Jewish life needs to be allowed to step out of the shadows.
Since 2015, the number of antisemitic crimes recorded has risen by about a third, to 2,350. But victims only report around 20% of cases. Some choose not to because they've had bad experiences with the police, others because they're afraid of the perpetrators, and still others because they just want to put it behind them. Victims clearly hold out little hope of useful reaction from the state – so crimes go unreported.
And the reality of Jewish life in Germany is a dark one. Sociologists say that Jewish children are living out their "identity under siege." What impact does it have on them when they can only go to nursery under police protection? Or when they hear Holocaust jokes at school?
Germany needs to take its antisemitism seriously
This shows that the country of commemorative services and "stumbling blocks" placed in sidewalks as a memorial to victims of the Nazis has lost its moral compass. To make it point true north again, antisemitism needs to be documented from the perspective of those affected, making it visible to the non-Jewish population. And Jewish life needs to be allowed to step out of the shadows.

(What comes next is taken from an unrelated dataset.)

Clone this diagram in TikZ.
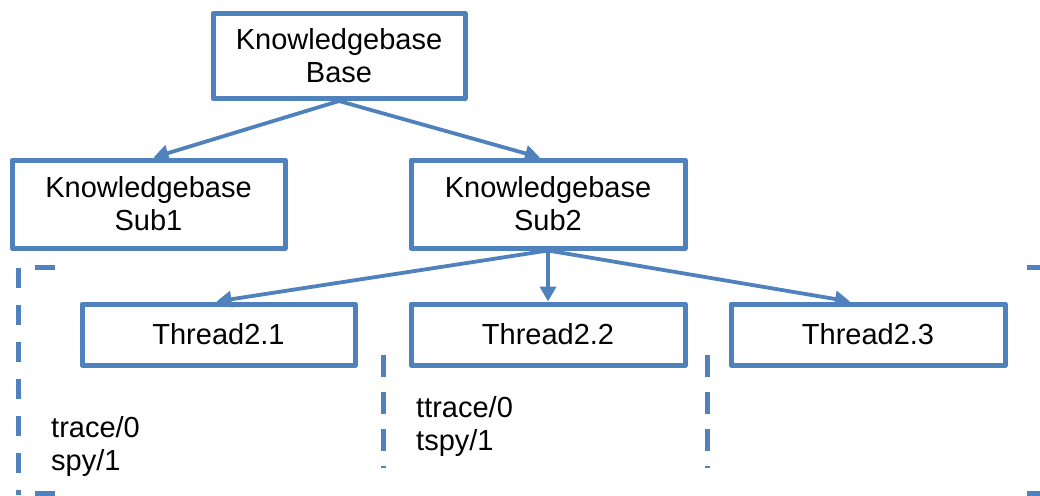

That is the first thing. The second is that we need to talk about specifically German forms of antisemitism. For example, the fact that in no other EU country are Jewish people so often confronted about the Israeli government's policies (according to a survey, 41% of German Jews have experienced this, while the EU average is 28%). Projecting the old antisemitism onto the state of Israel offers people a more comfortable target for their arguments.
Our society needs to have more conversations about antisemitism. The test of German democracy, as McCloy called it, starts with taking these concerns seriously and talking about them. We need to have these conversations because it affects all of us. It's about saving our democracy. Before it's too late.